Album Review: James Morrison – The Awakening
I have what I think is a bit of interesting history where the music of James Morrison is concerned. His debut album was released (in the USA) in early 2007. At the time I was quickly working my way up the “corporate ladder” (please note that my use of that phrase is rich with irony) at Skope Magazine, a Boston-based print publication that covered music and style, pop culture etc. I started out with them writing my “Bootleg Bin” column for their online edition, and eventually began writing features and reviews for the print edition. I scored a relatively major interview with The Flaming Lips, and got my first cover story with a feature on Fall Out Boy (yeah, no kidding).
In 2006 I went from a regular contributor to copy editor, to editor, to editor-in-chief. By late that year, I was editing every word that appeared in the print magazine, and was also contributing at least one feature and two reviews to each issue. I was also holding down my full-time job (since 1996 I’ve been self-employed as a web designer/marketing consultant). And just to make things really interesting, my personal life was in utter disarray: my marriage had fallen apart, and by year’s end I was – as the expression goes – “couch surfing,” with my record collection and most other worldly possessions in storage.
The point of all that slightly uncomfortable personal disclosure is to set the backdrop for the circumstances under which I first heard Morrison’s Undiscovered. I reviewed the album for Skope. Then as now I received the record as emotionally rich and textured. In particular, I singled out Morrison’s vocals for special praise, comparing him – with (in retrospect) perhaps just a bit too much effusiveness – to Steve Winwood, Rod Stewart and Stevie Wonder. Maybe because my own nerves were completely raw, his emotionally unalloyed delivery struck a chord with me. In those days, I assigned star-rating to reviews, and awarded Undiscovered four of ’em.
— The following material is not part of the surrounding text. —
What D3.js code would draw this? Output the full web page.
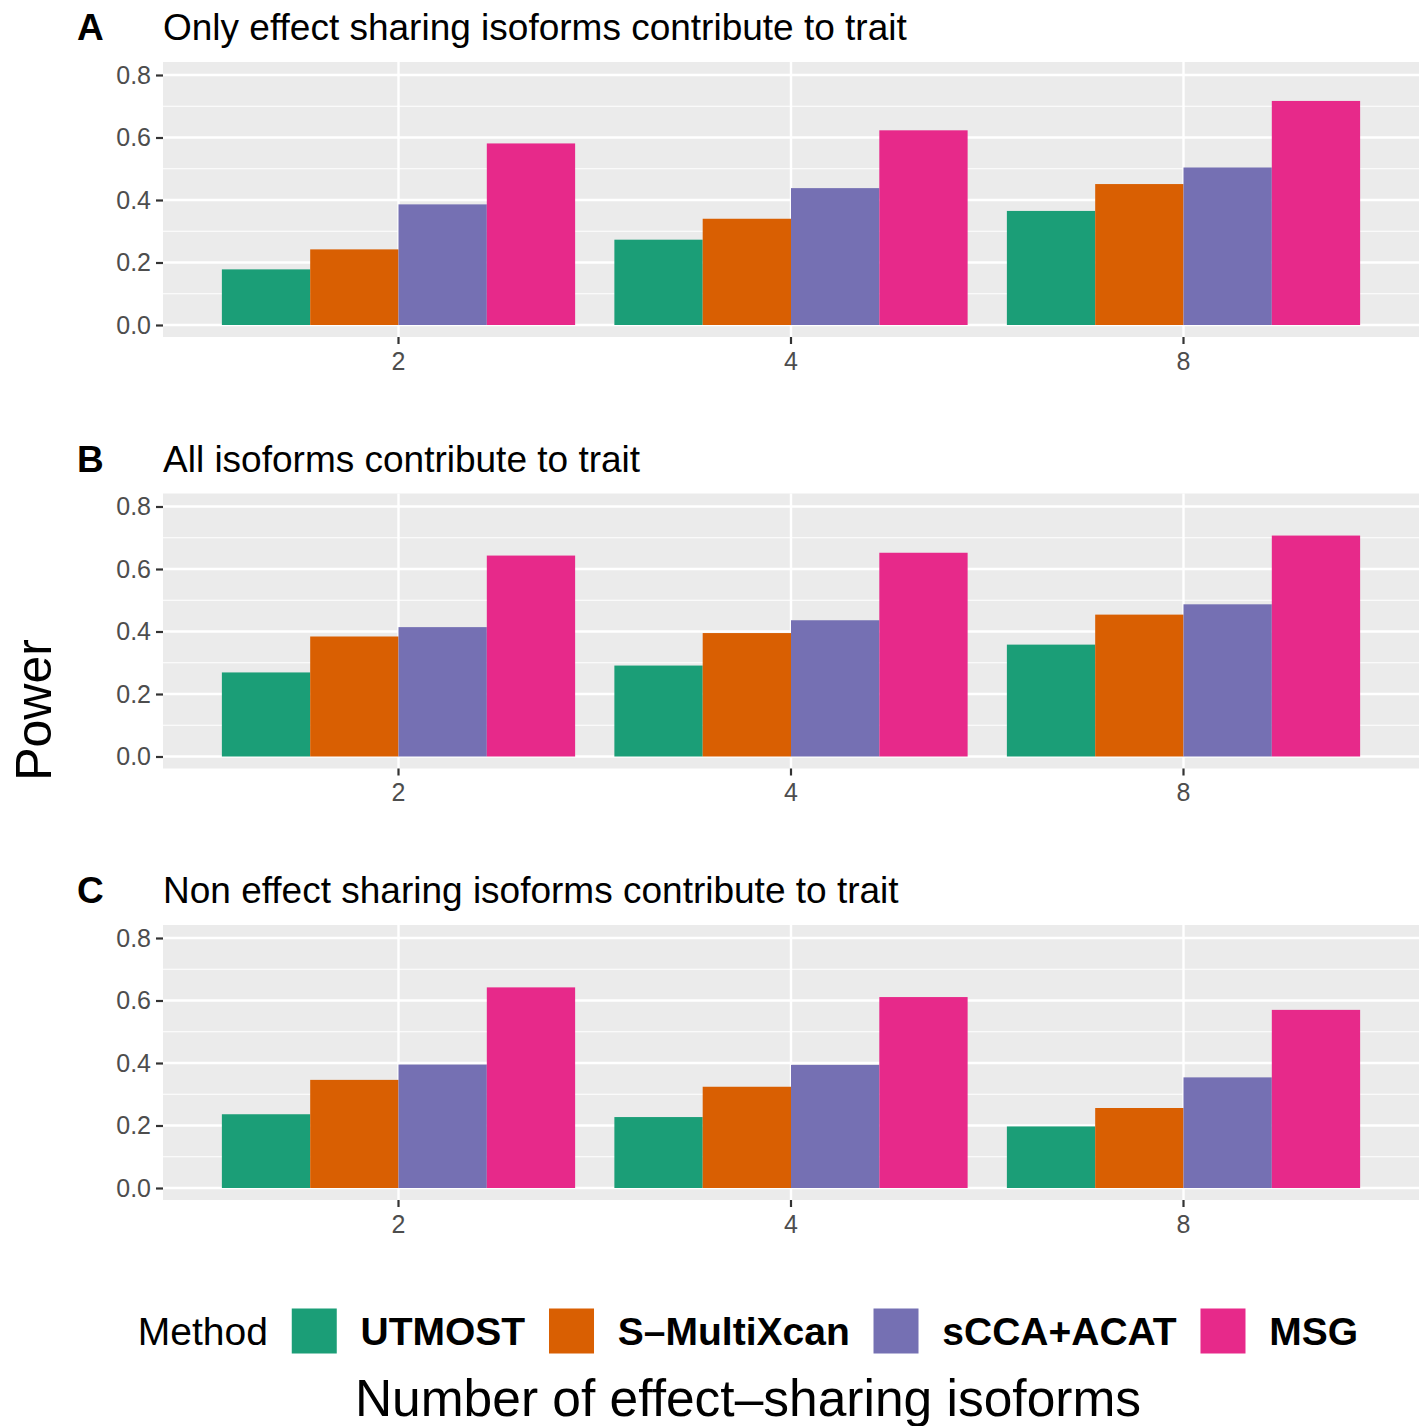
<!DOCTYPE html>
<html>
<head>
<meta charset="utf-8">
<script src="https://cdn.jsdelivr.net/npm/d3@7"></script>
<style>
  body { margin: 0; background: #ffffff; }
  text { font-family: "Liberation Sans", Arial, Helvetica, sans-serif; }
</style>
</head>
<body>
<div id="chart-area"></div>
<script>
//============================DATA============================
var isoformCounts = ["2", "4", "8"];
var methods = ["UTMOST", "S\u2013MultiXcan", "sCCA+ACAT", "MSG"];
var methodColors = ["#1B9E77", "#D95F02", "#7570B3", "#E7298A"];
var panelLetters = ["A", "B", "C"];
var panelTitles = [
    "Only effect sharing isoforms contribute to trait",
    "All isoforms contribute to trait",
    "Non effect sharing isoforms contribute to trait"
];
var yTicks = [0, 0.2, 0.4, 0.6, 0.8];
var yMinorTicks = [0.1, 0.3, 0.5, 0.7];

// power per isoform count (rows) for each method (columns)
var powerA = [
    [0.178, 0.242, 0.386, 0.581],
    [0.273, 0.340, 0.438, 0.623],
    [0.365, 0.451, 0.504, 0.717]
];
var powerB = [
    [0.269, 0.384, 0.414, 0.643],
    [0.291, 0.395, 0.436, 0.652],
    [0.358, 0.454, 0.487, 0.707]
];
var powerC = [
    [0.236, 0.346, 0.395, 0.642],
    [0.227, 0.324, 0.394, 0.611],
    [0.197, 0.256, 0.354, 0.570]
];
var panelData = [powerA, powerB, powerC];

//============================LAYOUT============================
var W = 1426, H = 1426;
var plotLeft = 163, plotRight = 1419;
var panelTop0 = 62, panelHeight = 275, panelPitch = 431.5;

var svg = d3.select("#chart-area")
    .append("svg")
    .attr("width", W)
    .attr("height", H);

// shared x scales
var x = d3.scaleBand()
    .domain(isoformCounts)
    .range([plotLeft, plotRight])
    .paddingInner(0)
    .paddingOuter(0.1);

var xInner = d3.scaleBand()
    .domain(methods)
    .range([x.bandwidth() * 0.05, x.bandwidth() * 0.95]);

var color = d3.scaleOrdinal().domain(methods).range(methodColors);

panelData.forEach(function(rows, p) {
    var top = panelTop0 + p * panelPitch;
    var g = svg.append("g").attr("class", "panel");

    var y = d3.scaleLinear()
        .domain([-0.0384, 0.8416])
        .range([top + panelHeight, top]);

    // background
    g.append("rect")
        .attr("x", plotLeft).attr("y", top)
        .attr("width", plotRight - plotLeft).attr("height", panelHeight)
        .attr("fill", "#EBEBEB");

    // minor gridlines
    g.selectAll(".minor").data(yMinorTicks).enter()
        .append("line")
        .attr("x1", plotLeft).attr("x2", plotRight)
        .attr("y1", function(d){ return y(d); })
        .attr("y2", function(d){ return y(d); })
        .attr("stroke", "#ffffff").attr("stroke-width", 1.2);

    // major gridlines
    g.selectAll(".major").data(yTicks).enter()
        .append("line")
        .attr("x1", plotLeft).attr("x2", plotRight)
        .attr("y1", function(d){ return y(d); })
        .attr("y2", function(d){ return y(d); })
        .attr("stroke", "#ffffff").attr("stroke-width", 2.4);

    g.selectAll(".vmajor").data(isoformCounts).enter()
        .append("line")
        .attr("x1", function(d){ return x(d) + x.bandwidth() / 2; })
        .attr("x2", function(d){ return x(d) + x.bandwidth() / 2; })
        .attr("y1", top).attr("y2", top + panelHeight)
        .attr("stroke", "#ffffff").attr("stroke-width", 2.4);

    // bars
    rows.forEach(function(vals, i) {
        var cat = isoformCounts[i];
        g.selectAll(".bar" + i).data(vals).enter()
            .append("rect")
            .attr("x", function(d, j){ return x(cat) + xInner(methods[j]); })
            .attr("y", function(d){ return y(d); })
            .attr("width", xInner.bandwidth())
            .attr("height", function(d){ return y(0) - y(d); })
            .attr("fill", function(d, j){ return color(methods[j]); });
    });

    // y axis
    var yAxis = g.append("g")
        .attr("transform", "translate(" + plotLeft + ",0)")
        .call(d3.axisLeft(y).tickValues(yTicks).tickFormat(d3.format(".1f")).tickSize(7).tickPadding(5));
    yAxis.select(".domain").remove();
    yAxis.selectAll("line").attr("stroke", "#333333").attr("stroke-width", 2.2);
    yAxis.selectAll("text")
        .attr("fill", "#4D4D4D")
        .attr("font-size", "25px")
        .attr("font-family", "'Liberation Sans', Arial, sans-serif");

    // x axis
    var xAxis = g.append("g")
        .attr("transform", "translate(0," + (top + panelHeight) + ")")
        .call(d3.axisBottom(x).tickSize(7).tickPadding(8));
    xAxis.select(".domain").remove();
    xAxis.selectAll("line").attr("stroke", "#333333").attr("stroke-width", 2.2);
    xAxis.selectAll("text")
        .attr("fill", "#4D4D4D")
        .attr("font-size", "25px")
        .attr("font-family", "'Liberation Sans', Arial, sans-serif");

    // panel letter and title
    g.append("text")
        .attr("x", 77).attr("y", top - 22)
        .attr("font-size", "37px")
        .attr("font-weight", "bold")
        .attr("fill", "#000")
        .text(panelLetters[p]);

    g.append("text")
        .attr("x", plotLeft).attr("y", top - 22)
        .attr("font-size", "37px")
        .attr("fill", "#000")
        .text(panelTitles[p]);
});

// y axis title
svg.append("text")
    .attr("transform", "translate(51,710) rotate(-90)")
    .attr("text-anchor", "middle")
    .attr("font-size", "50px")
    .attr("fill", "#000")
    .text("Power");

// legend
var legendCenter = 748, legendY = 1331, keySize = 45;
var legend = svg.append("g").attr("class", "legend");
var items = [];
var lt = legend.append("text")
    .attr("y", legendY).attr("dy", "0.35em")
    .attr("font-size", "39px").attr("fill", "#000")
    .text("Method");
items.push({ node: lt, w: lt.node().getComputedTextLength(), type: "title" });
methods.forEach(function(m) {
    var r = legend.append("rect")
        .attr("y", legendY - keySize / 2)
        .attr("width", keySize).attr("height", keySize)
        .attr("fill", color(m));
    items.push({ node: r, w: keySize, type: "key" });
    var t = legend.append("text")
        .attr("y", legendY).attr("dy", "0.35em")
        .attr("font-size", "39px").attr("font-weight", "bold").attr("fill", "#000")
        .text(m);
    items.push({ node: t, w: t.node().getComputedTextLength(), type: "label" });
});
var gap = 23.8;
var total = d3.sum(items, function(d){ return d.w; }) + gap * (items.length - 1);
var cx = legendCenter - total / 2;
items.forEach(function(it) {
    it.node.attr("x", cx);
    cx += it.w + gap;
});

// x axis title
svg.append("text")
    .attr("x", legendCenter).attr("y", 1416)
    .attr("text-anchor", "middle")
    .attr("font-size", "51.5px")
    .attr("fill", "#000")
    .text("Number of effect\u2013sharing isoforms");
</script>
</body>
</html>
That was the end of that, for awhile. I sorted my life out (after a fashion) and moved on. Skope imploded under circumstances that remain murky; all I know is that checks for several grand due to me would never arrive. The magazine exists now as an online-only entity, populated by many of the writers I turned away in an attempt to maintain high quality editorial standards.
When Morrison’s followup Songs for You, Truths for Me, appeared a year and a half later, a review copy again landed on my desk. Yet for whatever reason, it didn’t resonate with me. All of the elements that made Undiscovered so successful were again present, but the disc didn’t move me in the same way. In retrospect, that probably said more about me than it did about the music. But in any event I passed on reviewing it, and once again, that was pretty much that.
Fast forward to late 2011. In the interim, Morrison has enjoyed critical success, and made some commercial inroads into the American market. Undiscovered rose to #24 on the Billboard 200, and Morrison more or less dodged the sophomore slump with his followup, which reached #49 on that chart. In October ’11 Morrison’s third album The Awakening was released.
The same warm and soulful vibe is again in evidence. Any edges that Morrison might have had have by now been sanded to a high polish. That’s not categorically a bad thing: smooth pop of this sort can often benefit from a glossy approach. The songs are sturdy enough compositions, but three albums in, it’s becoming clear that the qualities that make Morrison’s music enjoyable as it is are (a) his voice and (b) the arrangements. Tasteful in the extreme, there’s nary a note out of place. The string charts on numbers like the disc’s opener “In My Dreams” do recall the kind of thing Ahmet Ertegun‘s Atlantic Records was known for, and the last half-minute of “In My Dreams” places the focus wholly on those strings, to good effect.
There’s a bit of fret-buzzing guitar on “The Awakening,” but the gloss remains. A gospel feel permeates “Right By Your Side,” and the melancholy “One Life” strongly recalls Crowded House‘s “Pour le Monde” from their 2007 release Time on Earth. Attempts to bring a bit of grit to the proceedings are only partially successful: the reverbed guitar on “Around the World” and the song’s vaguely reggae feel coexist uneasily with the overall tone of the song (and the record as a whole).
“I Won’t Let You Go” is a midtempo number with more of those sweeping strings. “Slave to the Music” is every bit as pandering as its title suggests, and represents the album’s weakest — or at least most faceless – moment. “Beautiful Life” bounces along, and when the horn charts finally enter halfway through, it moves into the neo-soul territory so ably occupied by Fitz & the Tantrums and many others. “Forever” is the most upbeat track on The Awakening; more tracks like it might have made the album a bit more balanced.
In sum, The Awakening doesn’t grab me by the lapels the way Undiscovered did back in 2007, but it’s a solid if unspectacular addition to James Morrison’s body of work.